> [What you have to do]: Search the listing for the string "matplotlib" and copy every line that contains it.

====== Data block ======

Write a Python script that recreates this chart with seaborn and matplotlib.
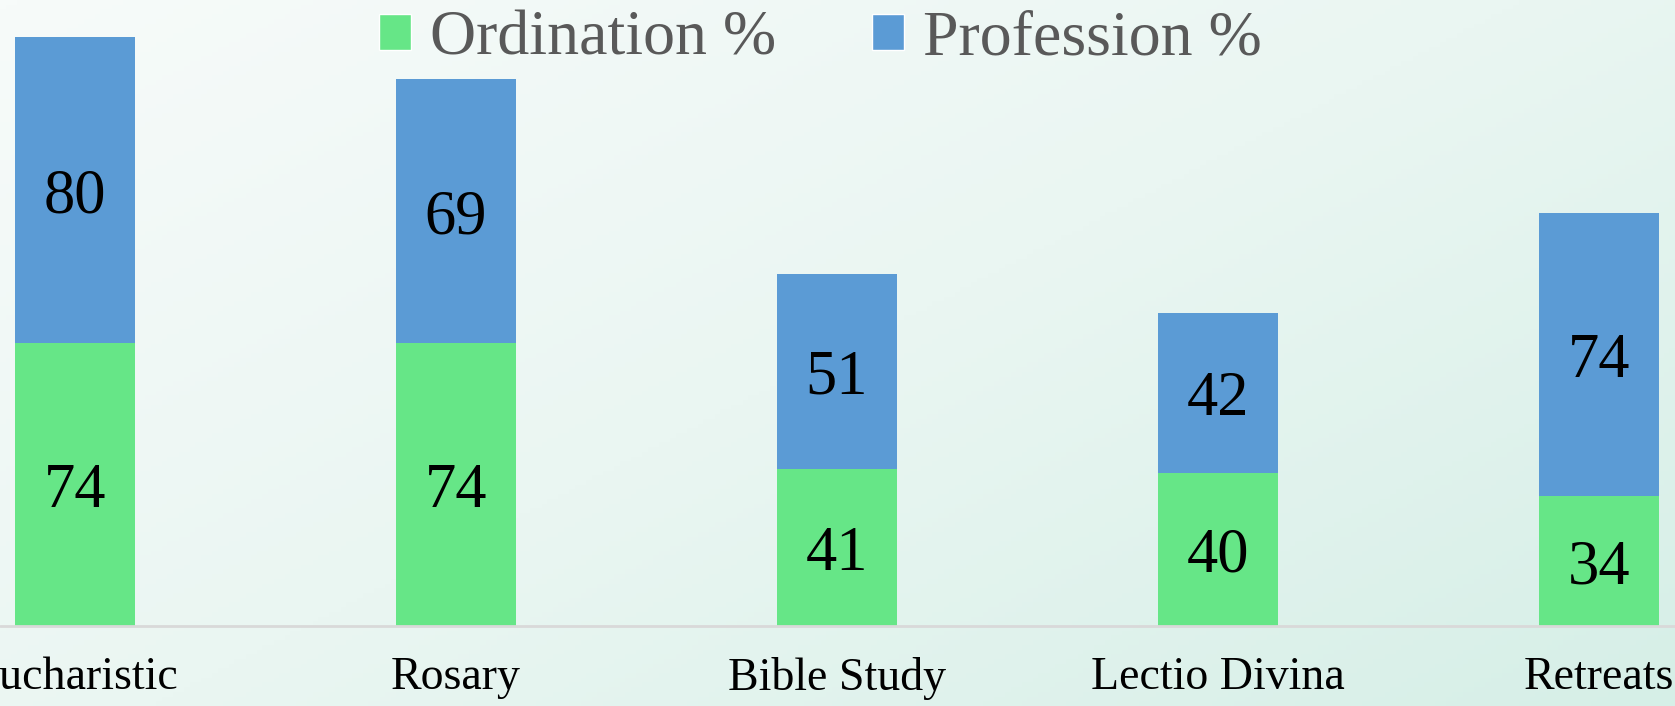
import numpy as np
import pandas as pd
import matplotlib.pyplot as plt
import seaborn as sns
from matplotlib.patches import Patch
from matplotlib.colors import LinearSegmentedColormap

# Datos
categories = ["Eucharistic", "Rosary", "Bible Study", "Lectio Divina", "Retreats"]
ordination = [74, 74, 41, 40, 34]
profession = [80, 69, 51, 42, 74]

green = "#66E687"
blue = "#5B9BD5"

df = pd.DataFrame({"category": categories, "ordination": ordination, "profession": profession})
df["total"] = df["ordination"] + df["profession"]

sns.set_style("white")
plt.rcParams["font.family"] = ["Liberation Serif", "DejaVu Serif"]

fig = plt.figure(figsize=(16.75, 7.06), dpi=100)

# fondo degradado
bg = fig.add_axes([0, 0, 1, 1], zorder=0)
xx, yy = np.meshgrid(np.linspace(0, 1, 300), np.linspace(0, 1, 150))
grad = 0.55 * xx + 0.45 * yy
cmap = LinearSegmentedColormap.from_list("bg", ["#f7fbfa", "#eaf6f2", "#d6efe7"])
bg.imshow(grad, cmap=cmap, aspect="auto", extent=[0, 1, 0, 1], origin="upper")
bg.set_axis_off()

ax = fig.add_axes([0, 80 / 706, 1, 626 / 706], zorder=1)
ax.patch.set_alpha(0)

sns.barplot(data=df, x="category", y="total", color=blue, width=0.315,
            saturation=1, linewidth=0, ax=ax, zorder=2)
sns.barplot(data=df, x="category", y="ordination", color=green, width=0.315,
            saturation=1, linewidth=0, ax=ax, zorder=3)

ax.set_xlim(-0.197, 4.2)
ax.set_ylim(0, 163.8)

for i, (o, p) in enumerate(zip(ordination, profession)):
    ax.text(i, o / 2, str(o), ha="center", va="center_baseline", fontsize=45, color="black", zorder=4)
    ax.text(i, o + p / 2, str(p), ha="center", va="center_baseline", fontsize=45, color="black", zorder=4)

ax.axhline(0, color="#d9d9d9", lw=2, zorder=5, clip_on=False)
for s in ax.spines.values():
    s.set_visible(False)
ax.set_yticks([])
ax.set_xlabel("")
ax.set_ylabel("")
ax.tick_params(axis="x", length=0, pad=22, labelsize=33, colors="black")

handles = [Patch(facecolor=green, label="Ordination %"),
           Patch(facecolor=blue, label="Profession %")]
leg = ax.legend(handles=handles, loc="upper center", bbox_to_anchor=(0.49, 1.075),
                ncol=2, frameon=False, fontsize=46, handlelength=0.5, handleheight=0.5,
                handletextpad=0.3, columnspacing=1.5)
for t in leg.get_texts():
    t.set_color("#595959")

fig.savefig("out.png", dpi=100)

======

> [Task output]:
Write a Python script that recreates this chart with seaborn and matplotlib.
import matplotlib.pyplot as plt
from matplotlib.patches import Patch
from matplotlib.colors import LinearSegmentedColormap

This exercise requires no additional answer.